Meaning ‘little raisin’, pasillas are dried peppers that are dark and wrinkly. Pasillas taste like spicy smoked raspberries which adds richness to any dish, they particularly work well with seafood – such as Camarones Al Mojo de Ajo (Mexican Garlic Shrimps). You can find these dried peppers in selected grocers.
Guajillos are less intense than the jalapeño and has a berry-like flavour. Guajillos are large, dried, bright red chillies which are widely used in Mexican cooking. It’s low heat intensity and fruity flavour makes it a versatile ingredient to use in many dishes. We love using guajillos in the traditional Mexican soup, Mole de Olla. These chillies can be found in selected grocers.
Serranos are small, typically green-coloured and looks like a bird’s eye chilli. They pack a fair bit of heat but have a sweet and crunchy flesh that tastes of capsicum. As serranos have thick skins, they’re great in salsas and relishes.

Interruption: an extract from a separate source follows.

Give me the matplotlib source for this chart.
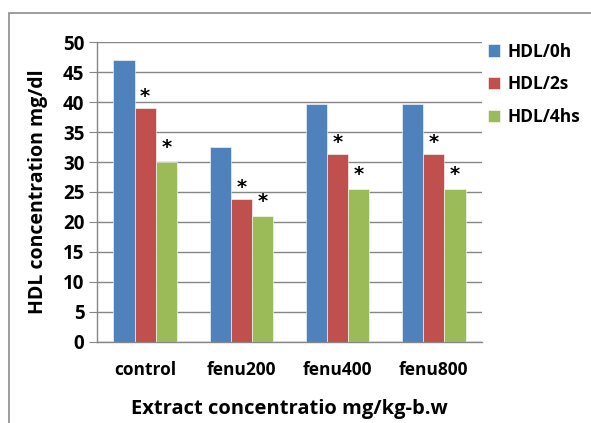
import numpy as np
import matplotlib
matplotlib.use("Agg")
import matplotlib.pyplot as plt
from matplotlib.patches import Rectangle

# data
groups = ["control", "fenu200", "fenu400", "fenu800"]
series = ["HDL/0h", "HDL/2s", "HDL/4hs"]
hdl_0h = [47.0, 32.5, 39.7, 39.7]
hdl_2s = [39.0, 23.8, 31.4, 31.4]
hdl_4hs = [30.0, 21.0, 25.5, 25.5]
# which bars carry a significance star
star_2s = [True, True, True, True]
star_4hs = [True, True, True, True]

colors = ["#4F81BD", "#C0504D", "#9BBB59"]
plt.rcParams['font.family'] = ['Open Sans', 'DejaVu Sans']
plt.rcParams['font.weight'] = 'bold'

fig = plt.figure(figsize=(5.91, 4.23), dpi=100)
ax = fig.add_axes([0.1641, 0.1915, 0.6514, 0.7092])

x = np.arange(len(groups))
w = 0.22
vals = [hdl_0h, hdl_2s, hdl_4hs]
for i, (name, v) in enumerate(zip(series, vals)):
    ax.bar(x + (i - 1) * w, v, width=w, color=colors[i], label=name,
           edgecolor="white", linewidth=0.4, zorder=3)

# stars above the treated bars
for i, v in enumerate(hdl_2s):
    if star_2s[i]:
        ax.text(x[i], v + 0.3, "*", ha="center", va="bottom",
                fontsize=14, fontweight="bold", family="DejaVu Sans")
for i, v in enumerate(hdl_4hs):
    if star_4hs[i]:
        ax.text(x[i] + w, v + 0.8, "*", ha="center", va="bottom",
                fontsize=14, fontweight="bold", family="DejaVu Sans")

ax.set_xlim(-0.5, len(groups) - 0.5)
ax.set_ylim(0, 50)
ax.set_yticks(np.arange(0, 51, 5))
ax.set_xticks(x)
ax.set_xticklabels(groups, fontsize=12.5, fontweight="bold")
ax.tick_params(axis="y", labelsize=13.5, length=6, color="#868686", pad=3)
ax.tick_params(axis="x", length=0, pad=14)
ax.grid(axis="y", color="#868686", linewidth=1.0, zorder=0)
for s in ["top", "right"]:
    ax.spines[s].set_visible(False)
for s in ["left", "bottom"]:
    ax.spines[s].set_color("#868686")
    ax.spines[s].set_linewidth(1.0)

ax.set_ylabel("HDL concentration mg/dl", fontsize=14, fontweight="bold", labelpad=11)
ax.set_xlabel("Extract concentratio mg/kg-b.w", fontsize=14.5, fontweight="bold", labelpad=14)

ax.legend(loc="upper left", bbox_to_anchor=(0.975, 1.05), frameon=False,
          handlelength=0.7, handleheight=0.7, handletextpad=0.4,
          labelspacing=0.85, prop={"weight": "bold", "size": 12.5})

# outer chart border (cropped at right and bottom)
fig.add_artist(Rectangle((9 / 591, -0.1), 2.0, 1.1 - 13 / 423, transform=fig.transFigure,
                         fill=False, edgecolor="#8c8c8c", linewidth=1.2))

fig.savefig("out.png", dpi=100)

Don’t let these small, plump, lantern-shaped chillies fool you. Although habaneros have notes of tropical fruits and herbs, they are one of the hottest chillies that you’ll find on the fruiterers’ shelf! Habaneros start out as a light green colour evolving through yellow, orange and red as they ripen. Due to their heat, these guys are often used in hot sauces which allows the more adventurous diner to spice up their own meal without blowing the heads off the others at the table!!
So which chilli will you use today to spice up the kitchen?